Credit: U.S. Navy photo by Mass Communication Specialist 1st Class Daniel Barker
Throughout U.S. President Donald Trump’s four years in office, the risk of war in Asia has been alarmingly high. From nuclear brinkmanship with North Korea, to ongoing disputes over the Senkaku/Diaoyu Islands, to escalating Chinese threats to Taiwan’s security, there are numerous potential flashpoints in Northeast Asia that will demand the next administration’s resources and attention – all amid the overarching great power competition with China.

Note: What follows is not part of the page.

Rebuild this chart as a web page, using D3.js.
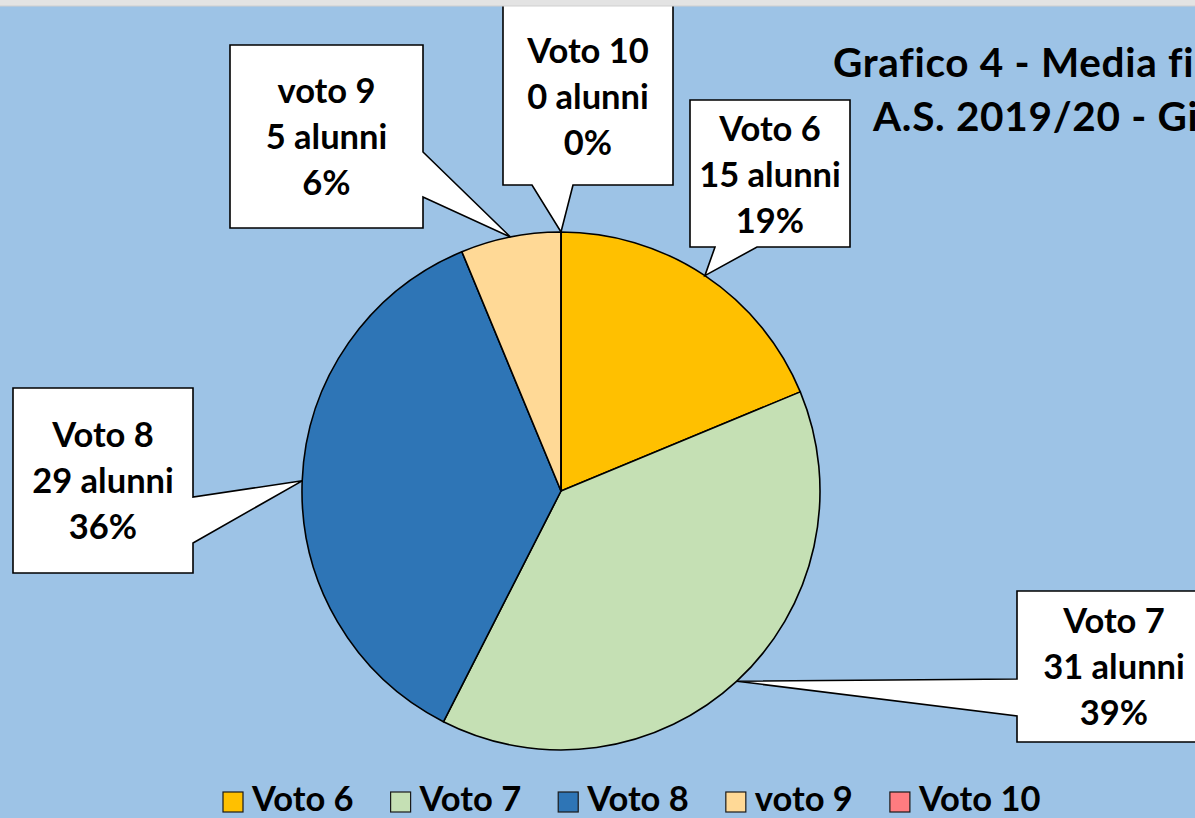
<!DOCTYPE html>
<html>
<head>
<meta charset="utf-8">
<script src="https://cdn.jsdelivr.net/npm/d3@7"></script>
<style>
  html, body { margin: 0; padding: 0; background: #9DC3E6; overflow: hidden; }
  svg { display: block; }
  text { font-family: Lato, "Open Sans", sans-serif; font-weight: 700; fill: #000; font-variant-ligatures: none; }
</style>
</head>
<body>
<svg id="chart" width="1195" height="818"></svg>
<script>
// ---- data ----
const categories = ["Voto 6", "Voto 7", "Voto 8", "voto 9", "Voto 10"];
const values = [15, 31, 29, 5, 0];
const unitLabel = "alunni";
const titleLines = ["Grafico 4 - Media fi", "A.S. 2019/20 - Gi"];

// ---- styles / layout ----
const colors = ["#FFC000", "#C5E0B4", "#2E75B6", "#FFD996", "#FF7C80"];
const W = 1195, H = 818;
const cx = 561, cy = 491, R = 259;

// callout boxes (layout only): box rect, pointer side & base, text centre y
const callouts = [
  { box: [690, 100, 160, 147], side: "bottom", base: [715, 757], ty: 175 },
  { box: [1017, 591, 194, 151], side: "left", base: [679, 716], ty: 667 },
  { box: [13, 388, 180, 185], side: "right", base: [497, 543], ty: 481 },
  { box: [230, 45, 193, 183], side: "right", base: [152, 197], ty: 137 },
  { box: [503, -20, 170, 205], side: "bottom", base: [532, 573], ty: 97 }
];

const svg = d3.select("#chart");
svg.append("rect").attr("width", W).attr("height", H).attr("fill", "#9DC3E6");

const total = d3.sum(values);
const pie = d3.pie().sort(null).value(d => d)(values);
const arc = d3.arc().innerRadius(0).outerRadius(R);
const rimArc = d3.arc().innerRadius(R).outerRadius(R);

const g = svg.append("g").attr("transform", `translate(${cx},${cy})`);
g.selectAll("path.slice")
  .data(pie)
  .join("path")
  .attr("class", "slice")
  .attr("d", arc)
  .attr("fill", (d, i) => colors[i])
  .attr("stroke", "#000")
  .attr("stroke-width", 1.6)
  .attr("stroke-linejoin", "round");

// callouts
function calloutPath(c, tip) {
  const [x, y, w, h] = c.box;
  const x2 = x + w, y2 = y + h;
  const [a, b] = c.base;
  const p = d3.path();
  p.moveTo(x, y);
  p.lineTo(x2, y);
  if (c.side === "right") { p.lineTo(x2, a); p.lineTo(tip[0], tip[1]); p.lineTo(x2, b); }
  p.lineTo(x2, y2);
  if (c.side === "bottom") { p.lineTo(b, y2); p.lineTo(tip[0], tip[1]); p.lineTo(a, y2); }
  p.lineTo(x, y2);
  if (c.side === "left") { p.lineTo(x, b); p.lineTo(tip[0], tip[1]); p.lineTo(x, a); }
  p.closePath();
  return p.toString();
}

const lab = svg.append("g");
pie.forEach((d, i) => {
  const c = callouts[i];
  const t = rimArc.centroid(d);
  const tip = [t[0] + cx, t[1] + cy];
  lab.append("path")
    .attr("d", calloutPath(c, tip))
    .attr("fill", "#fff")
    .attr("stroke", "#000")
    .attr("stroke-width", 1.6)
    .attr("stroke-linejoin", "miter");
  const tx = c.box[0] + c.box[2] / 2;
  const pct = Math.round(values[i] / total * 100) + "%";
  const lines = [categories[i], `${values[i]} ${unitLabel}`, pct];
  lines.forEach((s, k) => {
    lab.append("text")
      .attr("x", tx)
      .attr("y", c.ty + 12 + (k - 1) * 46)
      .attr("text-anchor", "middle")
      .attr("font-size", 34.5)
      .text(s);
  });
});

// title
const title = svg.append("g");
title.append("text").attr("x", 833).attr("y", 77).attr("font-size", 40.5).attr("letter-spacing", 0.7).text(titleLines[0]);
title.append("text").attr("x", 873).attr("y", 131).attr("font-size", 40.5).attr("letter-spacing", 0.7).text(titleLines[1]);

// legend
const leg = svg.append("g");
let lx = 223;
categories.forEach((name, i) => {
  leg.append("rect")
    .attr("x", lx).attr("y", 792).attr("width", 20).attr("height", 20)
    .attr("fill", colors[i]).attr("stroke", "#1a1a1a").attr("stroke-width", 1.2);
  const t = leg.append("text")
    .attr("x", lx + 29).attr("y", 811)
    .attr("font-size", 34.5)
    .text(name);
  lx += 29 + t.node().getComputedTextLength() + 37;
});

// top strip
svg.append("rect").attr("x", 0).attr("y", 0).attr("width", W).attr("height", 6).attr("fill", "#e3e3e3");
svg.append("line").attr("x1", 0).attr("x2", W).attr("y1", 6).attr("y2", 6).attr("stroke", "#cfcfcf").attr("stroke-width", 1);
</script>
</body>
</html>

While these threats remain pressing, the next administration would be wise to shift its attention to Southeast Asia, which has emerged as the epicenter of U.S.-China rivalry and more likely site for superpower conflict. Although the potential for smaller powers to kick off a localized conflict should not be ruled out, the real danger stems from the likelihood of the United States and China overreaching by misreading ambiguous alignment of smaller powers in Southeast Asia as they compete for influence and allies. [FULL STORY]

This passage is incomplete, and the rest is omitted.